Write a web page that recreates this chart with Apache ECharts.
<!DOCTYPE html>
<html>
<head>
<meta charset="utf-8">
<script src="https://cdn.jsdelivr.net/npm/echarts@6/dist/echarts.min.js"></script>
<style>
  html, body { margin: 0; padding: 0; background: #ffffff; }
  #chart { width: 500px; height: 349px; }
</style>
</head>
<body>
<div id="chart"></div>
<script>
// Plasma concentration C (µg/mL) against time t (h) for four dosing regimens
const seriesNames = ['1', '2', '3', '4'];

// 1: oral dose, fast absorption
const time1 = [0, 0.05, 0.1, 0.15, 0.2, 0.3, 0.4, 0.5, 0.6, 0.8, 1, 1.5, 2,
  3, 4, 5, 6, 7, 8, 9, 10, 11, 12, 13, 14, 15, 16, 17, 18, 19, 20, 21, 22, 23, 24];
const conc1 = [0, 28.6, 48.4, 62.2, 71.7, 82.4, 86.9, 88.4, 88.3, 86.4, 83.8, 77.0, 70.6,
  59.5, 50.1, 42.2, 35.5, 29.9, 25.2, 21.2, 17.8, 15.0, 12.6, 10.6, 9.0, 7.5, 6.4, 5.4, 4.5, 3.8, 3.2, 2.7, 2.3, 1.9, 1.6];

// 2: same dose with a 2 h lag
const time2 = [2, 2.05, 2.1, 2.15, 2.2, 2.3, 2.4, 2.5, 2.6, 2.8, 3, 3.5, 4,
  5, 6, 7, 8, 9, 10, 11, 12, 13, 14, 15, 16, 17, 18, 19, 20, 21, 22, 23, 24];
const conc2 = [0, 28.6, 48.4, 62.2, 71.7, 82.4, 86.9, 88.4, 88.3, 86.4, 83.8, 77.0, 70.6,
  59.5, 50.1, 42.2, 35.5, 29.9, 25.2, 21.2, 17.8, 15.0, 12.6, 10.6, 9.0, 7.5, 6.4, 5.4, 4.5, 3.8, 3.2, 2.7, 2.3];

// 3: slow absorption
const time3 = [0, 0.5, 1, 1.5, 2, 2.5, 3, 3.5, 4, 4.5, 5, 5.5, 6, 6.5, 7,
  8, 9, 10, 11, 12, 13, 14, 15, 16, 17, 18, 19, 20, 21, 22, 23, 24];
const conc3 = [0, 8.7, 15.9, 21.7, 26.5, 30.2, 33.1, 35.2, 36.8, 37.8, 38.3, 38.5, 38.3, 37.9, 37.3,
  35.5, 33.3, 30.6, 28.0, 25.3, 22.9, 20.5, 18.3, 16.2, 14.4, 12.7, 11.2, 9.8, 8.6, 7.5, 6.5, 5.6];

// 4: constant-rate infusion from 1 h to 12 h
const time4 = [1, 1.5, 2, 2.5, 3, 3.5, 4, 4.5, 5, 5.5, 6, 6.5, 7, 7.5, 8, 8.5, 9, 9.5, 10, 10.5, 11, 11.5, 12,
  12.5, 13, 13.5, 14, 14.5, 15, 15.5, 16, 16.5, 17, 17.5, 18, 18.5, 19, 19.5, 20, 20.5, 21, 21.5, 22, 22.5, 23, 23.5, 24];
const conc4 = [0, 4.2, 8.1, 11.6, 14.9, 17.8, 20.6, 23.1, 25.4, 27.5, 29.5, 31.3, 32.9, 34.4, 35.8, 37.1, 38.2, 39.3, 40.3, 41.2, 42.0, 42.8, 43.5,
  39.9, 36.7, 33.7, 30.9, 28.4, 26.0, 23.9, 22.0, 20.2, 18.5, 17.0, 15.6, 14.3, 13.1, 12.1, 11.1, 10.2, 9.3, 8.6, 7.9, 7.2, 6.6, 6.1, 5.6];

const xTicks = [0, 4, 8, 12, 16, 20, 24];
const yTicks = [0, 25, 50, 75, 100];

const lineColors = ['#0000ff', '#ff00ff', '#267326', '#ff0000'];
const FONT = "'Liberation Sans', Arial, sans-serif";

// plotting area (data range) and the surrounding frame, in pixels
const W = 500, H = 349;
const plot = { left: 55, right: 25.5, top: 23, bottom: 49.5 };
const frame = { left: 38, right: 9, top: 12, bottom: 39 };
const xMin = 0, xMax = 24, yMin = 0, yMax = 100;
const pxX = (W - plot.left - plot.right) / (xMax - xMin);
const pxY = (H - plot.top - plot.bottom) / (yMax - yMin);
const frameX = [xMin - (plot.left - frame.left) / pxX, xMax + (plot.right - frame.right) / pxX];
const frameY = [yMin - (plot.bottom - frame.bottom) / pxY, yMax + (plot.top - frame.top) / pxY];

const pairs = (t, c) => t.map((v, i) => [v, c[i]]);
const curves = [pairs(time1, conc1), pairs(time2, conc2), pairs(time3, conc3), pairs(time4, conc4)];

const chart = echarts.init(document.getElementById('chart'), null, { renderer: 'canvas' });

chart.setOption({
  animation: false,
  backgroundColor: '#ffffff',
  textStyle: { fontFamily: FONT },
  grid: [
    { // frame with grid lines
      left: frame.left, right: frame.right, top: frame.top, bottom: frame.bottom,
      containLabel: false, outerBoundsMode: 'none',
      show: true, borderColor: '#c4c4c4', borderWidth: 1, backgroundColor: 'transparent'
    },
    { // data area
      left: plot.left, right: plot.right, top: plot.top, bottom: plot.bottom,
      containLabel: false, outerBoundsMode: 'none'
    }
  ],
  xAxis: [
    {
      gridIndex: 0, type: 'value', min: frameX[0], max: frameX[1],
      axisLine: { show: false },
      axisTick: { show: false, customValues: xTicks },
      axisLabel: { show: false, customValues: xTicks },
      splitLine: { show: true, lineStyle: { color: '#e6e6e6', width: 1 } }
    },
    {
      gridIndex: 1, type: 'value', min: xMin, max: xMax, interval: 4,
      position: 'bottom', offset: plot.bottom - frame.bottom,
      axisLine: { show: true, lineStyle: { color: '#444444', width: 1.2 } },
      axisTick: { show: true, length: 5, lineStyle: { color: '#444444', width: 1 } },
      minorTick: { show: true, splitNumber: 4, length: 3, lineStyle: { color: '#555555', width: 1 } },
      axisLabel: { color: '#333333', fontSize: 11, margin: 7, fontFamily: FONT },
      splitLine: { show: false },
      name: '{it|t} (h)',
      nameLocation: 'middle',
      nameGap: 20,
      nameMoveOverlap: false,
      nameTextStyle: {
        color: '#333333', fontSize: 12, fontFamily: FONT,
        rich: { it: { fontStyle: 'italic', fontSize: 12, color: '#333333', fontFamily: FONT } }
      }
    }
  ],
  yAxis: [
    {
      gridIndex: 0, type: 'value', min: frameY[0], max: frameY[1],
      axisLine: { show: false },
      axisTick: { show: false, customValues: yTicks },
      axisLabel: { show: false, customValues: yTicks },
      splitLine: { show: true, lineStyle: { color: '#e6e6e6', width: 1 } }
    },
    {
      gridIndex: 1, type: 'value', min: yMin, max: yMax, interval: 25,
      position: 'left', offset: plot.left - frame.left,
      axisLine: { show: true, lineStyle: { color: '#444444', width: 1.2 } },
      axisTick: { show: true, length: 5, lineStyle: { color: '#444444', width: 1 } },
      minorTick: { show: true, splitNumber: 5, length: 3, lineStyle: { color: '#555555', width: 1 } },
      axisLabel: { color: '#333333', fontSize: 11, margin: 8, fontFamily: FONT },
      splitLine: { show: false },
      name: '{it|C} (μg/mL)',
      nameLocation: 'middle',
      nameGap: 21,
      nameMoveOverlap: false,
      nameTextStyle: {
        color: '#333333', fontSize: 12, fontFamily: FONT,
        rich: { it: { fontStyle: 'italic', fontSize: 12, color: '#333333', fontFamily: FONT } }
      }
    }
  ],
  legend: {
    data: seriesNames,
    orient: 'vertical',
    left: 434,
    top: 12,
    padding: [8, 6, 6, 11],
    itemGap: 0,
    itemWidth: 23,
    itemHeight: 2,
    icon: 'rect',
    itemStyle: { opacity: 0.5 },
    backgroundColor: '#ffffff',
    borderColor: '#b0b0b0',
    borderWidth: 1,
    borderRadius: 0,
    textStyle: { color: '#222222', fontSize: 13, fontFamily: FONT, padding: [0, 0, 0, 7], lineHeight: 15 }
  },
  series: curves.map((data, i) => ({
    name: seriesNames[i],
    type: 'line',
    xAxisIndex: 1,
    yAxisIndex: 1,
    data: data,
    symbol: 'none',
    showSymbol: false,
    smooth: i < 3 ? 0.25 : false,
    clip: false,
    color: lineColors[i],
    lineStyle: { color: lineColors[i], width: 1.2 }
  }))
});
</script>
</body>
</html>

● ● ● ● ● ● ●

- _CHALLENGE_: Tally the lines of the listing in which the word "with" occurs, and state the total alone.

- _ANSWER TO THE EXERCISE_: 3